In addition, directly under the tray 34, the plurality of cooling nozzles 50 for spraying cooling gas toward the lower surface of the tray 34 are provided at appropriate intervals along the longitudinal direction L1. In the cooling nozzle 50, a plurality of nozzle holes 50 a are formed at the upper surface of the nozzle 50 at appropriate intervals along the nozzle longitudinal direction (front-rear direction L2). Thus, the entire tray 34 can be cooled equally and immediately. As described above, the temperature of the tray 34 is increased by infrared rays from the heater lamps 31. In the infrared baking device 1 according to the present invention, a baking object C itself is not directly heated/cooled but is heated/cooled via the tray 34, whereby, in particular, in the case of baking a lot of fine baking objects C such as MLCC, immediate and uniform heating/cooling can be performed, and variation among individual baking objects C is suppressed. In addition, since the temperature measurement portion 32 is in contact with the lower surface of the tray 34, temperature management can be appropriately performed.

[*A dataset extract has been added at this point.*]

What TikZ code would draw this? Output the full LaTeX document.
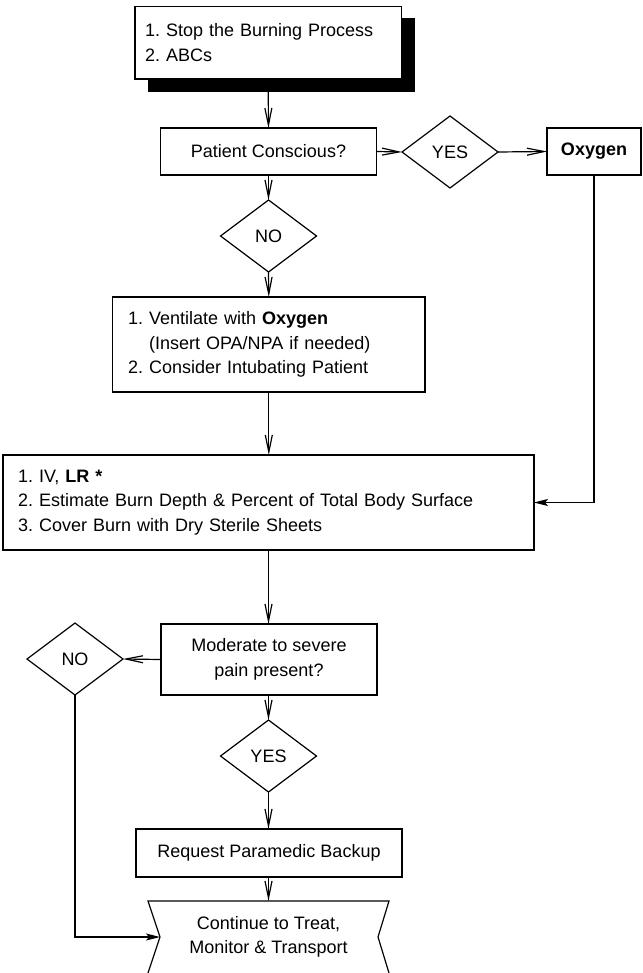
\documentclass[tikz,border=0pt]{standalone}
\usepackage{fontspec}
\setmainfont{Liberation Sans}
\usetikzlibrary{arrows.meta,shapes.geometric}
\frenchspacing
\begin{document}
\begin{tikzpicture}[x=1pt,y=-1pt,line width=1.2pt,
  every node/.style={font=\fontsize{18}{24.5}\selectfont},
  box/.style={draw,rectangle,inner sep=0pt,outer sep=0pt,fill=white},
  decision/.style={draw,diamond,inner sep=0pt,outer sep=0pt,aspect=1.333,minimum width=96pt,minimum height=72pt},
  conn/.style={-{Straight Barb[length=17pt,width=7pt]}},
  fconn/.style={-{Stealth[length=14pt,width=7pt,inset=3pt]}}]
\useasboundingbox (0,0) rectangle (642,973);
% start box with shadow
\node[fill=black,inner sep=0pt,outer sep=0pt,minimum width=267.3pt,minimum height=73.7pt] (shadow) at (281.35,54.85) {};
\node[box,inner xsep=10pt,text width=246.5pt,minimum height=72.5pt,align=left] (top) at (268.25,42.75)
  {1. Stop the Burning Process\\2. ABCs};
\node[box,minimum width=216pt,minimum height=47pt] (pc) at (268.5,151.5) {Patient Conscious?};
\node[decision] (yes1) at (450,152) {YES};
\node[box,minimum width=94pt,minimum height=47pt] (oxy) at (594,151.5) {\textbf{Oxygen}};
\node[decision] (no1) at (268.5,236) {NO};
\node[box,inner xsep=15.4pt,text width=281.6pt,minimum height=95pt,align=left] (vent) at (268.8,344.5)
  {1. Ventilate with \textbf{Oxygen}\\\phantom{1.\ }(Insert OPA/NPA if needed)\\2. Consider Intubating Patient};
\node[box,inner xsep=15pt,text width=501pt,minimum height=95pt,align=left] (iv) at (268.5,502.5)
  {1. IV, \textbf{LR *}\\2. Estimate Burn Depth \& Percent of Total Body Surface\\3. Cover Burn with Dry Sterile Sheets};
\node[box,minimum width=216pt,minimum height=71pt,align=center] (mod) at (269,659.5)
  {Moderate to severe\\pain present?};
\node[decision] (no2) at (75,659) {NO};
\node[decision] (yes2) at (268.5,756) {YES};
\node[box,minimum width=266pt,minimum height=48pt] (req) at (269,853) {Request Paramedic Backup};
\node[inner sep=0pt,outer sep=0pt,minimum width=241pt,minimum height=72pt,align=center] (cont) at (268.5,937)
  {Continue to Treat,\\Monitor \& Transport};
\draw (cont.south west) -- ([xshift=12pt]cont.west) -- (cont.north west) -- (cont.north east)
  -- ([xshift=-11pt]cont.east) -- (cont.south east);
\coordinate (contL) at ([xshift=12pt]cont.west);
% connectors
\draw[conn] (top.south |- shadow.south) -- (pc.north);
\draw[conn] (pc.east) -- (yes1.west);
\draw[conn] (yes1.east) -- (oxy.west);
\draw[conn] (pc.south) -- (no1.north);
\draw[conn] (no1.south) -- (vent.north);
\draw[conn] (vent.south) -- (vent.south |- iv.north);
\draw[fconn] (oxy.south) |- (iv.east);
\draw[conn] (iv.south) -- (iv.south |- mod.north);
\draw[conn] (mod.west) -- (no2.east);
\draw[conn] (yes2.north |- mod.south) -- (yes2.north);
\draw[conn] (yes2.south) -- (yes2.south |- req.north);
\draw[conn] (cont.north |- req.south) -- (cont.north);
\draw[fconn] (no2.south) |- (contL);
\end{tikzpicture}
\end{document}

The front cover 26 is provided with a pair of support arms 33 made of a heat-resistant material such as quartz. These support arms 33 are made of a material that hardly absorbs infrared rays (material having high transmittance for infrared rays), so that heat transfer to the front cover 26 is prevented and radiation of infrared rays to the tray 34 is not obstructed, thus improving temperature control and response. The above support arm 32 b is located between the support arms 33, 33, and the above contactor 32 a is located between the support arms 33, 33. At the time of setting the tray 34, a piston rod 43 a is thrusted out from a cylinder 43 b by a lifting/lowering actuator 43 which is a lifting/lowering device so that a pair of support portions 43 c, 43 c are located higher than the support arms 33, 33, and then the tray 34 is transferred thereto. Next, the piston rod 43 a is retracted to lower the tray 34 so that the tray 34 is transferred to be placed on the support arms 33, 33.

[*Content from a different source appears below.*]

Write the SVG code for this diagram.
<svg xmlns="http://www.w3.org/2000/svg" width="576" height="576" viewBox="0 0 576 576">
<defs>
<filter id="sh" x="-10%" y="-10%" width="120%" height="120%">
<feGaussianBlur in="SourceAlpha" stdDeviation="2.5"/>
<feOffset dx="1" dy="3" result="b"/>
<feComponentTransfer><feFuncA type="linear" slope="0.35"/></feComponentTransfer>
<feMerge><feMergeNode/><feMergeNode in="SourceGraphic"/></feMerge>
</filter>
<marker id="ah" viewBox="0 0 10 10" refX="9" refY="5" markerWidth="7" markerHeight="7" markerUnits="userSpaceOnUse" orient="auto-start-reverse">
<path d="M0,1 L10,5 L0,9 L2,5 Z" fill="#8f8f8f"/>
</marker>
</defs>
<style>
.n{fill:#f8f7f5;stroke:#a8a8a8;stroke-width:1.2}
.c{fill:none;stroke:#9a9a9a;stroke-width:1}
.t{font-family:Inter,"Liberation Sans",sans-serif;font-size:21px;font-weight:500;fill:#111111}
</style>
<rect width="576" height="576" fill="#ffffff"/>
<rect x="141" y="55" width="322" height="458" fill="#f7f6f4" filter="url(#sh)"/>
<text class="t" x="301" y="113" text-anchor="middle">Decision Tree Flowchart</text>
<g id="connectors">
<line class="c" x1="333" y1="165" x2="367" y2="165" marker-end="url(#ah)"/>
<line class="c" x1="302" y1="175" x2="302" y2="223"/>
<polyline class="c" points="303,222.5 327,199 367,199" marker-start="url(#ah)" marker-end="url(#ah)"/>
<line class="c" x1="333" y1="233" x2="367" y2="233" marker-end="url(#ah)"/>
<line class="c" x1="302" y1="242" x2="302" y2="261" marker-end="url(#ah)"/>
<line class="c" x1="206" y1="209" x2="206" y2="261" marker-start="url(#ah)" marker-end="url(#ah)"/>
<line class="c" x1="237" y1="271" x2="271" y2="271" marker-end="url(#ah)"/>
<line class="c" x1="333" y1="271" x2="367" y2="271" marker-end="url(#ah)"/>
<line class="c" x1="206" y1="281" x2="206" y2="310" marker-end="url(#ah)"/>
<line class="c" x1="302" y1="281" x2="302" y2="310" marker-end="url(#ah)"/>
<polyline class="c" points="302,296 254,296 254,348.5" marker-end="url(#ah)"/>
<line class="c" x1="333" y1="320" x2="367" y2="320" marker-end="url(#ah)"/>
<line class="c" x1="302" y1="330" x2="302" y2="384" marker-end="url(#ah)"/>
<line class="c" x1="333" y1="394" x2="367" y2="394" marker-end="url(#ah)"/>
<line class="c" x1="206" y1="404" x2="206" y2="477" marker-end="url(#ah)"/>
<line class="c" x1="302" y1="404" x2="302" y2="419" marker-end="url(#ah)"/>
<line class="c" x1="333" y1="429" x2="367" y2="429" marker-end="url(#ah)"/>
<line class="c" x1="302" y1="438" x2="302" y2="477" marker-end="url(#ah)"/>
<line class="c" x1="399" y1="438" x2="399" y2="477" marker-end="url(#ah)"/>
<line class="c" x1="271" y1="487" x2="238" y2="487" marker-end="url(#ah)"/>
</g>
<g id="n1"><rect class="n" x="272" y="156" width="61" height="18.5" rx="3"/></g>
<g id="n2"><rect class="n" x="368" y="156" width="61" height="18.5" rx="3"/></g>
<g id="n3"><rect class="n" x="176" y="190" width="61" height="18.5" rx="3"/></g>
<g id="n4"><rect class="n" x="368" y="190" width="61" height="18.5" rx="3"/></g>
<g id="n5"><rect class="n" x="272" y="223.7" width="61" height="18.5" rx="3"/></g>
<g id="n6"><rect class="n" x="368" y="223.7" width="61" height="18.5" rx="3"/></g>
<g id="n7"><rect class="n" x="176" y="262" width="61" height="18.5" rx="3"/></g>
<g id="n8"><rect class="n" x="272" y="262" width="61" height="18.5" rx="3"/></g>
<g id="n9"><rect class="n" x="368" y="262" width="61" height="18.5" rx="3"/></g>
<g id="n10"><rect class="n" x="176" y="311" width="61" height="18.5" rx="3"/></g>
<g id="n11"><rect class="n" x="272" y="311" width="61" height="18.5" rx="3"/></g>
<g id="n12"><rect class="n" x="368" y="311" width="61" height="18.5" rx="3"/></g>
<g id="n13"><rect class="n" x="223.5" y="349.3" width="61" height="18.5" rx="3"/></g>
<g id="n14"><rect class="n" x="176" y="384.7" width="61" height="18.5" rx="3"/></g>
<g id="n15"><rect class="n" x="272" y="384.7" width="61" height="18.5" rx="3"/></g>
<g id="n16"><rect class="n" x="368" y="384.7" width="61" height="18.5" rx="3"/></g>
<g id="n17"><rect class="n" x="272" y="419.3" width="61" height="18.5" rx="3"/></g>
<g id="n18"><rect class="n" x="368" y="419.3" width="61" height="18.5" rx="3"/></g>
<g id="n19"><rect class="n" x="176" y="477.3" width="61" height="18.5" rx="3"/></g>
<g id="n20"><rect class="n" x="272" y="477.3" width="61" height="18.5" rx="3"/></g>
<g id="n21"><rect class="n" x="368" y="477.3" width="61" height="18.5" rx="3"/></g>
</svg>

At the upper surface of the furnace chamber 21, a plurality of through holes 29 are arranged along the longitudinal direction L1 so as to be alternately staggered in the front-rear direction L2, and the plurality of nozzles 30 which are gas supply ports are attached thereto in an airtight state. The nozzles 30 are made of a material that hardly absorbs infrared rays (material having high transmittance for infrared rays), e.g., a quartz tube or the like, so that radiation of infrared rays to the tray 34 is not obstructed. Further, a plurality of nozzle holes 30 b are formed in the circumference of a tubular nozzle body 30 a so that gas spreads therearound. Also in the vicinity of the observation window 28, the nozzles 30 are set in the arrangement as described above, and owing to the plurality of nozzle holes 30 b, gas flows down also in the vicinity of the observation window 28.
With the above arrangement of the nozzles 30, the gas spreads equally over the flat tray 34. Further, the gas is forcibly discharged through each of the gas exhaust ports 35, 35 provided at almost the same height as the tray 34 on the left and right sides in the longitudinal direction L1 of the tray 34. Owing to the above combination of supply and discharge of the gas, the gas layer spreads uniformly over the baking objects C on the tray 34. In the case of MLCC, in order to prevent oxidation of a paste and escape of a solvent due to debinder or the like, the gas layer is always renewed by flowing while being uniformed, whereby such adverse effects can be prevented.
Next, a method for using the infrared baking device 1 will be described, using an example in which an MLCC having an electrode to which a copper paste containing glass frit is applied is baked as a baking object.
First, the baking objects C are laid over the tray 34, and the tray 34 is moved and placed onto the pair of support portions 43 c, 43 c of the lifting/lowering actuator 43 by a robot arm or the like. Then, the piston rod 43 a is retracted to lower the tray 34, so that the tray 34 is transferred to be placed on the support arms 33, 33. Next, the opening/closing actuator 41 is extended to close the front cover 26 in an airtight state and set the tray 34 at the center in the furnace chamber 21.
Next, the heater lamps 31 are turned on to start heating, and the solenoid valve 2 b 1 is opened to supply nitrogen gas to the nozzle 30. At the same time, the solenoid valves 3 b and the fans 3 c are operated to discharge the gas inside the furnace chamber 21, through the gas exhaust ports 35. The heating by the heater lamps 31 is performed in accordance with the programmed profile so that the temperature and the time period are adjusted as appropriate at the time of performing debinder, melting of metal, or the like.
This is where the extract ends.